Morrer ou não morrer aos cinquenta e um? Eis a questão.

Dias atrás me chamou atenção uma notícia que falava sobre um cidadão encontrado caído na rodovia com traumatismo craniano.* O mais bizarro era que a filha do sujeito e o motorista da ambulância (enquanto faziam festa no banco da frente) nem se deram conta de que o infeliz fora ejetado para fora da Doblô durante o trajeto, e só descobriram a ausência quando chegaram na residência.

Uma vez, um conhecido desabafou quando fez cinquenta anos: “já vivi tudo o que tinha de viver, deu pra mim”. Dois anos depois ele estava morto, claro, com uma pequena ajudinha do tabagismo pesado, do alcoolismo inveterado e do absoluto desleixo com a saúde (os que percebiam a sua respiração estertorosa não podiam duvidar que o seu fim estava próximo).

Assim, se as pessoas morrem aos vinte e pouco como super-heróis enlouquecidos no trânsito, aos vinte e seis os astros do rock sucumbem anarquizados pelas drogas, aos trinta, espatifados nos esportes radicais e aos quarenta vitimados por algum problema fulminante de saúde, diferentemente, os quinquagenários se veem arrasados pela depressão galopante, coisa que os embreta num cansaço sem fim pela vida afora.

O achado literário que enfeixa perfeitamente todas essas vicissitudes é a passagem do livro “O Náufrago” em que o personagem remói convulsivamente a crueza do fato de ser o único sobrevivente do grupo de três amigos quinquagenários.
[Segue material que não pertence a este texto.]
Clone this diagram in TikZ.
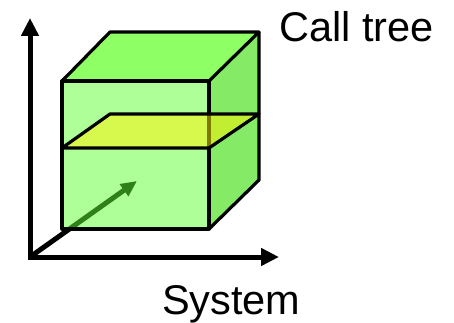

Ainda mais porque o sobrevivente do naufrágio metafórico não se sente lá muito feliz por lhe ter cabido o papel de narrador:

“Quando passamos dos cinquenta, nós nos vemos como pessoas vis, sem caráter; a questão é quanto tempo suportamos essa situação. Muitos se matam aos cinquenta e um, pensei. Aos cinquenta e dois também, mas mais aos cinquenta e um. Nesse quinquagésimo primeiro ano, tanto faz se se matam ou se morrem de morte natural, como se diz; tanto faz se morrem como Glenn ou como Wertheimer. A causa é com frequência a vergonha da fronteira ultrapassada que sente o quinquagenário ao completar cinquenta anos. E isso porque cinquenta anos são mais do que suficientes, pensei. Nós nos tornamos vis quando ultrapassamos os cinquenta e continuamos vivendo, existindo. Somos covardes atravessadores de fronteiras, pensei, que nos fazemos duplamente deploráveis quando passamos dos cinquenta. Agora sou o desavergonhado, pensei. Senti inveja dos mortos. Por um momento, odiei-os por sua superioridade.”**

Recomendo a leitura deste livro, que é uma remoência interior exaustiva, onde se sintetiza o périplo do ser abismado com as consequências das próprias escolhas e a paralisia resultante sob o acachapante peso do porvir.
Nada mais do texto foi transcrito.